Malgré les critiques et les accusations, Sultan Al Jaber et les Émirats arabes unis incarnent une puissance alternative sur les questions de développement et de lutte contre le réchauffement climatique pour de nombreux autres pays. Les pays occidentaux intiment depuis longtemps aux puissances émergentes de s’engager sur la voix de la transition écologique au risque de freiner leur croissance, et promettent des fonds d’aide qui n’arrive que pas ou tardivement.
En mai, le président des Seychelles, dont le territoire est mis en danger par la montée des eaux, a jugé sur CNN que les pays occidentaux « promettent et ne tiennent pas leurs promesses, mais ils vous disent qu’il faut continuer à protéger la planète ». Il affirme qu’à l’inverse, les Émirats arabes unis ont financé des centrales éoliennes et solaires aux Seychelles.
« Je pense que l’engagement des Émirats arabes unis en dit long », a résumé le président des Seychelles.
Également interrogé par CNN sur le fait que les Émirats arabes unis accueillent la COP28 en étant un État reposant sur l’exploitation du pétrole, le président du Kenya William Ruto, considéré comme l’un des leaders de la transition écologique dans une Afrique de l’Est en proie aux catastrophes naturelles, avait affirmé qu’il n’y voyait pas d’inconvénient.

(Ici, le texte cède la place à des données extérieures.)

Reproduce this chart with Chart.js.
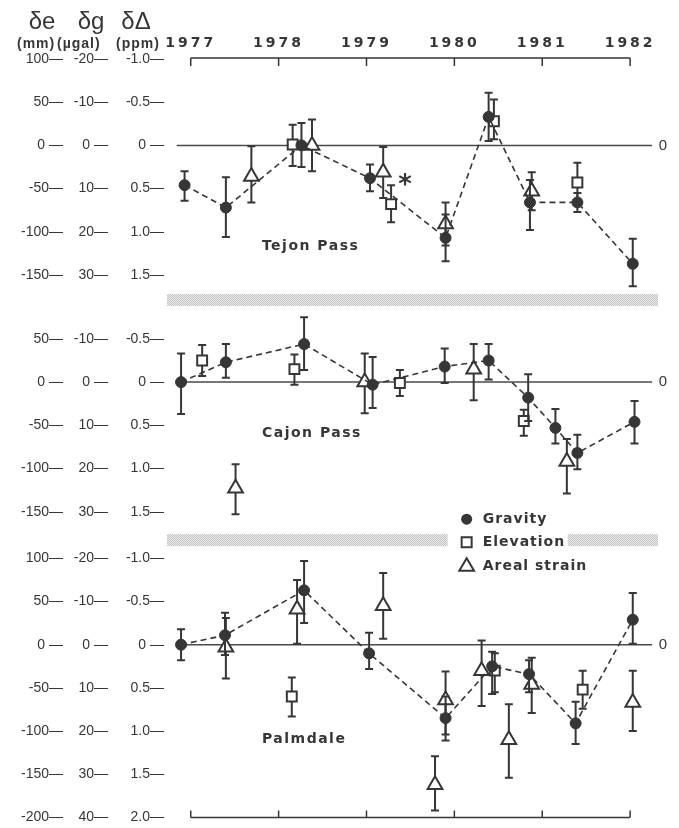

Les Émiratis sont les « plus gros investisseurs en matière d’énergies renouvelables »,
Un argument que le président de la COP28 a fait sien: « L’argent doit être acheminé rapidement et de façon fluide vers là où il doit aller afin que les pays du Sud n’aient pas à choisir entre l’action climatique et le développement », avait estimé Sultan Al Jaber aux délégués lors d’une cérémonie d’ouverture de la COP à Dubaï, en octobre.
Des compensations pour les pays vulnérables
La percée majeure de la COP27, qui se tenait en 2022 à Charm-el-Cheikh, en Égypte, a été la création d’un fonds destiné à compenser les « pertes et dommages » des pays particulièrement vulnérables face aux désastres climatiques et moins responsables historiquement des émissions de gaz à effet de serre.
Mais la mise en œuvre de ce nouveau fonds se révèle complexe, et les négociations patinent depuis un an. Parmi les questions à régler: qui doit payer? Qui en bénéficiera? Qui doit être chargé de sa gestion?
Début novembre, un fragile compromis a été trouvé sur son fonctionnement Sultan Al Jaber récemment déclaré dans une interview à l’AFP espérer qu’il puisse être avalisé par les pays dès le début de la COP28, afin de créer une impulsion positive.